Last night my mom brought my grandfather over to our house for dinner and to hang out.  I was going to go over there but it makes us a little nervous being kinda far away from our house (though it shouldn't because it doesn't seem like my body is going to go into labor any time soon...).  So, they loaded up and came to our house, which we were so thankful for.  It was so good to see Pop and I'm so glad he's here in Houston with us now.  It was weird and sad though to see him and hang out with him without Mere.  It was the first time I've seen him since she passed away.  And, he's about to sell his house in New Orleans, which is a good thing and what he wants, but that's so sad to me too.  We have so many good memories from there, it's crazy to think that it won't be his anymore.

I'm jealous of the three people I know whose babies actually came on their due date.  That sounds so fun right about now.  Even though we still feel like we have no idea what we're doing in many senses, we're as ready as we're gonna be and so ready to meet our son.

Our sweet friends, Wade and Wendi, get to meet their little Jake on Monday!  I can't wait to see his sweet little face!

At our last doctor's appointment, my doctor said that the next time I come in (on Monday) we'll see how things are looking and set an induction date in case he doesn't come in time.  I REALLY don't want to be induced, so I'm praying so hard that he comes before then, on his own!  I don't want to do anything that would be dangerous for Aedan, but I also want him to be able to come naturally, when my body's ready.

As I was walking on the treadmill yesterday at the gym I was reading some at the end of Isaiah.  At one point, He's telling his people the things that they will be judged for and one of them was "pursuing their own imaginations".  I reread that a couple of times and had a little mini "aha" moment.  On Tuesday of this week, after my doctor started talking about inductions, I was worried and stressed all day about how things would turn and out and when Aedan would come and I totally spent the day pursuing my own imagination, letting my mind wander to all of the things that could go wrong and end up not how we wanted etc.  I did this all day instead of praying, instead of asking God for faith, instead of trusting Him and knowing He's in control of everything and His plans are good.  And as I was walking yesterday I had to pray and ask God to forgive me for that.  And that's what I've been working on since then--not pursuing my own imagination, but rather trusting that God knows Aedan better than we could ever dream of and has him in His hands.  I love how you can have read something in the Bible fifty times and never noticed it and then read it again and something hits you out of nowhere like that.  So cool.
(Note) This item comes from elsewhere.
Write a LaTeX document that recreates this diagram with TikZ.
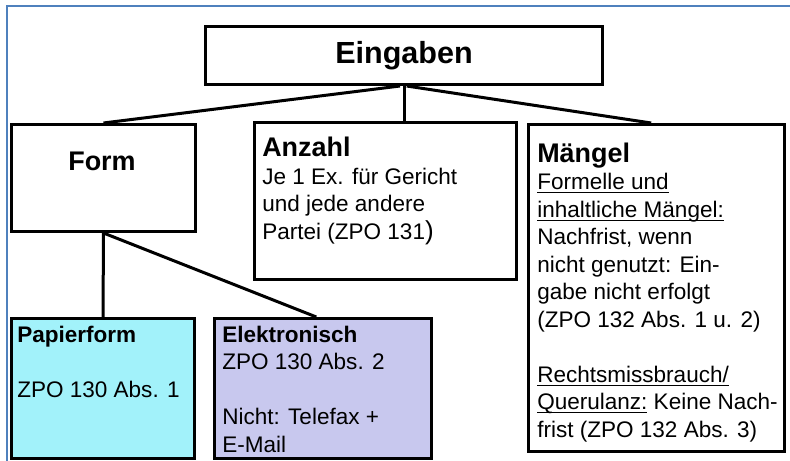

We're going out with some friends tonight to eat some Mexican food--maybe the walking I'm about to do and the spicy food will convince him to come out today!  If not, we'll continue waiting and enjoying these last few days as just us--these last few says of the single life, as Landon's co-worker calls it. :)

1 comment:

  1. Oh, I remember what it feels like to be 9 months pregnant in this summer heat. Not fun! Praying for a perfect arrival date and delivery for sweet Aedan. Walking and Mexican food is what worked for my babies! Hang in there...he'll be so worth the wait!